NEDs must also take a learning-oriented approach. Boards that hire, say, a digital expert won’t immediately see a boost in performance, notes Professor Peterson. “The more complex the business environment, the more complex the board environment, and the more likely boards are to appoint specialists. It's easy to absolve yourself of responsibility with an expert in the room.”

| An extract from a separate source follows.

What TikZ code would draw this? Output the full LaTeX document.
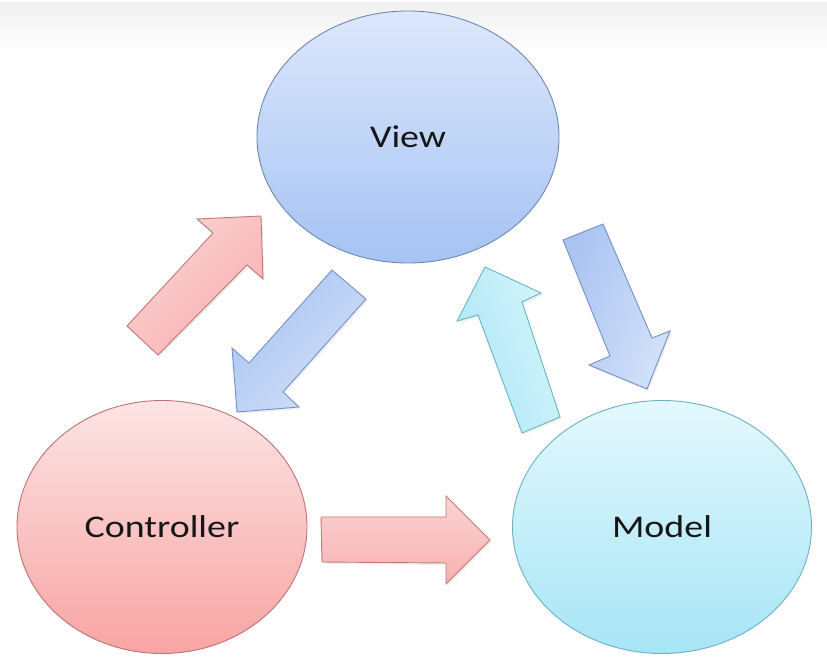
\documentclass[tikz,border=0pt]{standalone}
\usepackage{fontspec}
\newfontfamily\lblfont{Carlito}
\usetikzlibrary{shapes.geometric,shadows}
\definecolor{viewtop}{HTML}{DCE7FB}
\definecolor{viewbot}{HTML}{A6C3F4}
\definecolor{viewline}{HTML}{6F88AC}
\definecolor{ctrltop}{HTML}{FDE4E4}
\definecolor{ctrlbot}{HTML}{F8A4A4}
\definecolor{ctrlline}{HTML}{BF7272}
\definecolor{modtop}{HTML}{E3F8FD}
\definecolor{modbot}{HTML}{A7E5F6}
\definecolor{modline}{HTML}{6AB2C0}
\definecolor{redA}{HTML}{FBD3D3}
\definecolor{redB}{HTML}{F8B0B0}
\definecolor{redline}{HTML}{C27878}
\definecolor{bluA}{HTML}{D3E1FA}
\definecolor{bluB}{HTML}{A9C3F2}
\definecolor{blueline}{HTML}{7592C2}
\definecolor{cyaA}{HTML}{D6F5FC}
\definecolor{cyaB}{HTML}{ABE6F6}
\definecolor{cyanline}{HTML}{68B6C2}
\definecolor{txt}{HTML}{161616}
\tikzset{
  bubble/.style={ellipse, line width=0.9pt, inner sep=0pt,
    font=\lblfont\fontsize{31.6}{36}\selectfont, text=txt},
  blockarrow/.style={line width=0.9pt, line join=miter,
    drop shadow={opacity=0.12, shadow xshift=1.5pt, shadow yshift=-2pt}},
}
\newcommand{\wide}[1]{\scalebox{1.2}[1]{#1}}
\begin{document}
\begin{tikzpicture}[x=1pt,y=-1pt]
\useasboundingbox (0,0) rectangle (827,666);
\fill[white] (0,0) rectangle (827,666);
\shade[top color=black!6, bottom color=white] (0,3) rectangle (827,52);

% ellipses
\node[bubble, minimum width=302pt, minimum height=252pt,
      top color=viewtop, bottom color=viewbot, draw=viewline] (view) at (408,137) {\wide{View}};
\node[bubble, minimum width=290pt, minimum height=253pt,
      top color=ctrltop, bottom color=ctrlbot, draw=ctrlline] (ctrl) at (162,527) {\wide{Controller}};
\node[bubble, minimum width=299pt, minimum height=253pt,
      top color=modtop, bottom color=modbot, draw=modline] (model) at (662,527) {\wide{Model}};

% block arrows
% Controller -> View
\shade[blockarrow, top color=redA, bottom color=redB, shading angle=45, draw=redline]
  (127,326) -- (213,233) -- (197,219) -- (261,216) -- (263,279) -- (247,265) -- (158,355) -- cycle;
% View -> Controller
\shade[blockarrow, top color=bluA, bottom color=bluB, shading angle=-135, draw=blueline]
  (332,270) -- (249,363) -- (232,348) -- (237,412) -- (299,407) -- (283,392) -- (366,299) -- cycle;
% Model -> View
\shade[blockarrow, top color=cyaA, bottom color=cyaB, shading angle=-70, draw=cyanline]
  (522,433) -- (478,315) -- (457,321) -- (485,267) -- (541,293) -- (522,302) -- (560,417) -- cycle;
% View -> Model
\shade[blockarrow, top color=bluA, bottom color=bluB, shading angle=-110, draw=blueline]
  (563,240) -- (610,356) -- (589,365) -- (647,389) -- (670,331) -- (652,338) -- (603,224) -- cycle;
% Controller -> Model
\shade[blockarrow, top color=redA, bottom color=redB, draw=redline]
  (321,517) -- (446,517) -- (446,496) -- (490,540) -- (446,584) -- (446,563) -- (322,562) -- cycle;
\end{tikzpicture}
\end{document}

Specialists are teachers (and learners), not white knights. “Technical specialists must make an effort to understand generalist topics, and generalists need to learn more from the specialists.” Both require listening skills.


The trick?


Comprehensive 360-degree assessments, which amass self-ratings and the views of others who know you well, can help increase your self-awareness. From there, you can gain a holistic view of your emotional intelligence – including whether or not you spend enough time listening and learning. The more people you ask, the better the picture you paint. Once you understand your strengths and weaknesses, Professor Peterson advises that chairs help build bespoke learning plans for board members.

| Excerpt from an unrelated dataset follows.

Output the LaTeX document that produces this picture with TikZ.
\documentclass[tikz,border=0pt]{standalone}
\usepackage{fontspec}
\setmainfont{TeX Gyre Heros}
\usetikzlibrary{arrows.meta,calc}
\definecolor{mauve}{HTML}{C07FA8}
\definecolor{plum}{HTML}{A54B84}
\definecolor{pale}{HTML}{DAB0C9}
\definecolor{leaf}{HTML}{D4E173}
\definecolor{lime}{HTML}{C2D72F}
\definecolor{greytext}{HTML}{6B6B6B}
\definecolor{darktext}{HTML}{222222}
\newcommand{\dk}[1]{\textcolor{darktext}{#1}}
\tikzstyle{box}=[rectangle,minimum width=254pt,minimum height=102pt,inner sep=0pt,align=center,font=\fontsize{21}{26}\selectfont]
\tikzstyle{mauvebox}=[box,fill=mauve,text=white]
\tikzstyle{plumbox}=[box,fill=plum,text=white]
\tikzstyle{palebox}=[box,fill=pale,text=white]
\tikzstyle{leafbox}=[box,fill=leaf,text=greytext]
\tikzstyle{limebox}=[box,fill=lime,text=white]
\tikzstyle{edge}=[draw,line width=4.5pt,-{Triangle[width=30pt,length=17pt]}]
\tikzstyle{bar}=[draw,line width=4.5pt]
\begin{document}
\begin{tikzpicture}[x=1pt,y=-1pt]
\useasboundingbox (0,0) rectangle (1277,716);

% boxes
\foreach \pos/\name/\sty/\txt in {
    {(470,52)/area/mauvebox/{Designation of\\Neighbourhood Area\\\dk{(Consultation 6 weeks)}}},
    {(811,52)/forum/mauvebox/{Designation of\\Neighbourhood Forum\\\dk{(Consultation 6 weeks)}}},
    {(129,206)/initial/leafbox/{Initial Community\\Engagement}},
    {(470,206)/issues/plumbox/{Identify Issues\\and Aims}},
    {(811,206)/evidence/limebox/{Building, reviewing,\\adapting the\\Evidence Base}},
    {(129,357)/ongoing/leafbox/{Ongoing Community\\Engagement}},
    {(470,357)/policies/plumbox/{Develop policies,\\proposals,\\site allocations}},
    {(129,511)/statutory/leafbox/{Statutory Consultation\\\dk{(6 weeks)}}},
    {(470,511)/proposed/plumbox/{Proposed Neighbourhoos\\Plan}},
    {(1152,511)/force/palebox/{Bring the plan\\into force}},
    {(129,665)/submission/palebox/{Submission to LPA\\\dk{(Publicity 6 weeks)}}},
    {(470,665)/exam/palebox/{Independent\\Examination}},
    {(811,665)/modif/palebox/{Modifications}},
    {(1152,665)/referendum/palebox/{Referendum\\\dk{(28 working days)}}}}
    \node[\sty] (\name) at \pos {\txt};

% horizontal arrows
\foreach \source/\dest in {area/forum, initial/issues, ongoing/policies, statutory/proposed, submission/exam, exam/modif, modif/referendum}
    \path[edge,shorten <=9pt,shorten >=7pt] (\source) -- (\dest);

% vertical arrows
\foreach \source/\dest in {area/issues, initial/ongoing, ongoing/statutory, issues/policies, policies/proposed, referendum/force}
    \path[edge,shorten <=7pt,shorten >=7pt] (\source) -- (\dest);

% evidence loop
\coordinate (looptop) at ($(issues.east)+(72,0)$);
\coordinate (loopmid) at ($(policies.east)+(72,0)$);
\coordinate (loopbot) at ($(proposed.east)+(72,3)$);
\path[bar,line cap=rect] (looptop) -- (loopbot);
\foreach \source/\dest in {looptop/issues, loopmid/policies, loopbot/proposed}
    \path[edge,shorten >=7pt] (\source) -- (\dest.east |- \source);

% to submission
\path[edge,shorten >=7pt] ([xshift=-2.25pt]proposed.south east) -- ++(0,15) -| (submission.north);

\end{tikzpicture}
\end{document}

The elephant at the head of the table


In every boardroom, there’s an unmissable elephant footprint: the chair. Boards skirt around three main issues. First, when will the chair leave? “Talking about succession planning is a difficult conversation to have,” says Mayo. “Some chairs love the business so much they don’t want to move on.” One NED shared an extreme tale of an 85-year-old chairman who finds it difficult to attend every meeting. He posts board members letters instructing them on what he’d like done.


Two, the chair who confuses fact with opinion. According to Debbie Hewitt, Non-Executive Chair of Moss Bros Group, “Chairs often swing the vote. They can speak with such authority that their opinion becomes fact. The most effective boards regularly test the assumptions that drive the competitive positioning of the business. There is mutual respect, too. They handle conflict well, embracing disagreement and debate rather than shutting it down.”


Third, what business are you in? While it’s the responsibility of every board member to spend their time thinking about the interests of the firm’s stakeholders, it’s the chair that sets the navel-gazing direction. Mayo says: “Directors’ duties under the Companies Act have reinforced the importance of this issue. The English company law’s traditional position has changed from a company run for its shareholders to one that takes into account its stakeholders – from employees to supply-chain partners – in order to succeed on a long-term basis.”


The trick?


Hewitt, who is also Non-Executive Chair of The Restaurant Group and fashion retailer White Stuff says: “The best person to expose a chair is the newest director – whether it's exec or non-exec. If you're going to be a new NED you have that deal with your chair. You’re so powerful as a new pair of eyes.”


Let’s not forget psychological safety, says Professor Peterson. It means how comfortable people are speaking their minds or being themselves without fear. He takes diversity as a case in point. “Despite what we all think, the research shows that there is no correlation between diversity itself and performance. The best teams are highly diverse and well managed. The worst are highly diverse and poorly managed.” So chairs need to build inclusive behaviours into the boardroom.


One way is for a chair to ask “silly questions”, or profess to not understanding an issue so that other board members feel comfortable doing the same. The idea being that, like a herd of elephants, where the leader goes, the rest will follow.